Piqué is a weft-knit fabric that produces a raised, textured surface through a specialised knitting structure. The characteristic honeycomb or waffle texture is formed by the way yarn loops are formed and interlocked during knitting. The raised surface increases the fabric's total surface area, making it more breathable and more moisture-wicking than a flat jersey knit. The five Sparkit piqué material identifiers are: PIQUE_COTTON, PIQUE_STRETCH, PIQUE_FINE_STRUCT, PIQUE_DOUBLE, and PIQUE_PERFORMANCE.

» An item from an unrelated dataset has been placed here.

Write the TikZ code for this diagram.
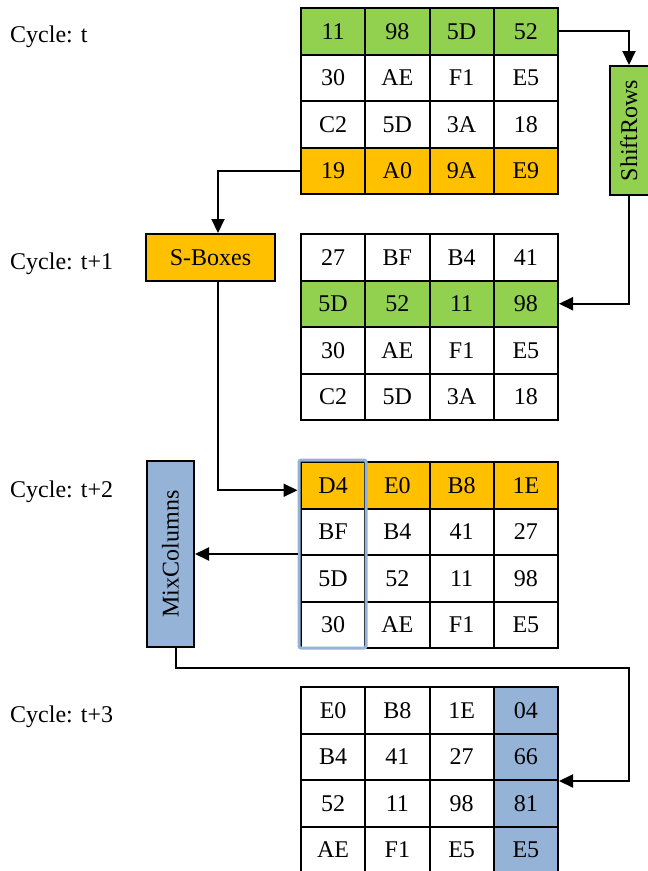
\documentclass[tikz,border=0pt]{standalone}
\usepackage{fontspec}
\setmainfont{Liberation Serif}
\usetikzlibrary{arrows.meta,calc}

\definecolor{rowgreen}{HTML}{92D050}
\definecolor{roworange}{HTML}{FFC000}
\definecolor{colblue}{HTML}{95B3D7}

\tikzset{
  cell/.style={draw, line width=2pt, minimum width=64.25pt, minimum height=46.5pt,
    inner sep=0pt, text height=16pt, text depth=0pt},
  opbox/.style={draw, line width=2pt, inner sep=0pt, text height=16pt, text depth=0pt},
  link/.style={line width=2pt, -{Triangle[length=14pt,width=13pt]}},
  cyclelabel/.style={anchor=base west, inner sep=0pt},
  colmark/.style={draw=colblue, line width=3pt, rounded corners=2pt, inner sep=0pt,
    minimum width=67pt, minimum height=188pt},
}

% one 4x4 state matrix: name, top edge, rows of value/fill pairs
\newcommand{\stategrid}[3]{%
  \foreach \rw/\cells in {#3} {
    \foreach \val/\fil [count=\col] in \cells {
      \node[cell, fill=\fil] (#1-\rw-\col)
        at ({301+64.25*(\col-0.5)}, {#2+46.5*(\rw-0.5)}) {\val};
    }
  }%
}

\begin{document}
\begin{tikzpicture}[x=1pt, y=-1pt, font=\fontsize{24}{28}\selectfont]
\clip (0,0) rectangle (648,871);

% cycle labels
\node[cyclelabel] (lt0) at (10,42)  {Cycle: t};
\node[cyclelabel] (lt1) at (10,269) {Cycle: t+1};
\node[cyclelabel] (lt2) at (10,497) {Cycle: t+2};
\node[cyclelabel] (lt3) at (10,722) {Cycle: t+3};

% state matrices
\stategrid{g1}{8}{
  1/{11/rowgreen,98/rowgreen,5D/rowgreen,52/rowgreen},
  2/{30/white,AE/white,F1/white,E5/white},
  3/{C2/white,5D/white,3A/white,18/white},
  4/{19/roworange,A0/roworange,9A/roworange,E9/roworange}}
\stategrid{g2}{234}{
  1/{27/white,BF/white,B4/white,41/white},
  2/{5D/rowgreen,52/rowgreen,11/rowgreen,98/rowgreen},
  3/{30/white,AE/white,F1/white,E5/white},
  4/{C2/white,5D/white,3A/white,18/white}}
\stategrid{g3}{462}{
  1/{D4/roworange,E0/roworange,B8/roworange,1E/roworange},
  2/{BF/white,B4/white,41/white,27/white},
  3/{5D/white,52/white,11/white,98/white},
  4/{30/white,AE/white,F1/white,E5/white}}
\stategrid{g4}{687}{
  1/{E0/white,B8/white,1E/white,04/colblue},
  2/{B4/white,41/white,27/white,66/colblue},
  3/{52/white,11/white,98/white,81/colblue},
  4/{AE/white,F1/white,E5/white,E5/colblue}}

% column selected for MixColumns
\node[colmark] (hl) at (332.5,554) {};

% round operations (rotated boxes: east is the top edge, west the bottom edge)
\node[opbox, fill=rowgreen, rotate=90, minimum width=129pt, minimum height=50pt]
  (sr) at (635,130.5) {\raisebox{6pt}{ShiftRows}};
\node[opbox, fill=roworange, minimum width=129pt, minimum height=47pt]
  (sb) at (210.5,257.5) {S-Boxes};
\node[opbox, fill=colblue, rotate=90, minimum width=186pt, minimum height=47pt]
  (mc) at (170.5,554) {MixColumns};

% data flow
\draw[link] (g1-1-4.east) -| ([xshift=-6pt]sr.east);
\draw[link] ([xshift=-6pt]sr.west) |- (g2-2-4.east);
\draw[link] (g1-4-1.west) -| ([xshift=7.5pt]sb.north);
\draw[link] ([xshift=7.5pt]sb.south) |- ($(hl.west |- g3-1-1.west)+(0,5)$);
\draw[link] (hl.west) -- (mc.south);
\coordinate (loop) at (629,668);
\draw[link] ([xshift=5.5pt]mc.west) |- (loop) |- (g4-2-4.south east);
\end{tikzpicture}
\end{document}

The collar is the defining quality signal of a polo shirt — the detail that separates the polo from a T-shirt and determines whether the garment reads as quality or poor construction. A collar that curls, gaps, or loses its shape after washing signals poor manufacturing regardless of fabric cost. The collar must be cut on the correct grain, sewn with correct attachment tension, and finished with the correct rib weight. At luxury tier, woven poplin or self-piqué collars with soft interlining represent the highest specification.
PIQUE_COTTON is standard cotton with the classic honeycomb texture — breathable and versatile across casual to semi-formal contexts. PIQUE_PERFORMANCE is synthetic or blended (polyester, nylon) engineered for moisture management, quick drying, and shape retention under athletic use. Performance piqué is the standard for sport-focused polos and uses different dye chemistry (disperse dye) than cotton.
The Sparkit Engine supports four certification levels: conventional (×1.00), organic cotton non-GOTS (×1.15), GOTS (×1.23), and multiple certifications (×1.28). GOTS is the strongest organic certification for cotton piqué. For performance piqué, GRS (Global Recycled Standard) applies to recycled polyester. For merino blends, RWS (Responsible Wool Standard) is relevant. Always match certification to fibre type.
Standard MOQs range from 500–2,000 units in Bangladesh, 300–1,000 in China, and 100–300 in Portugal. Through the Sparkit network MOQs start at 50–100 units in Portugal and Italy, 100–200 in Turkey, 100–300 in China, and 200–400 in Bangladesh.
Standard logos use 500–1,500 stitches ($0.50–1.50/unit). Complex logos use 2,000–5,000 stitches ($1.50–3.00/unit). Always specify cutaway stabiliser — piqué fabric distorts under embroidery pressure. Reduce stitch density for fine piqué. Always test on production fabric before bulk.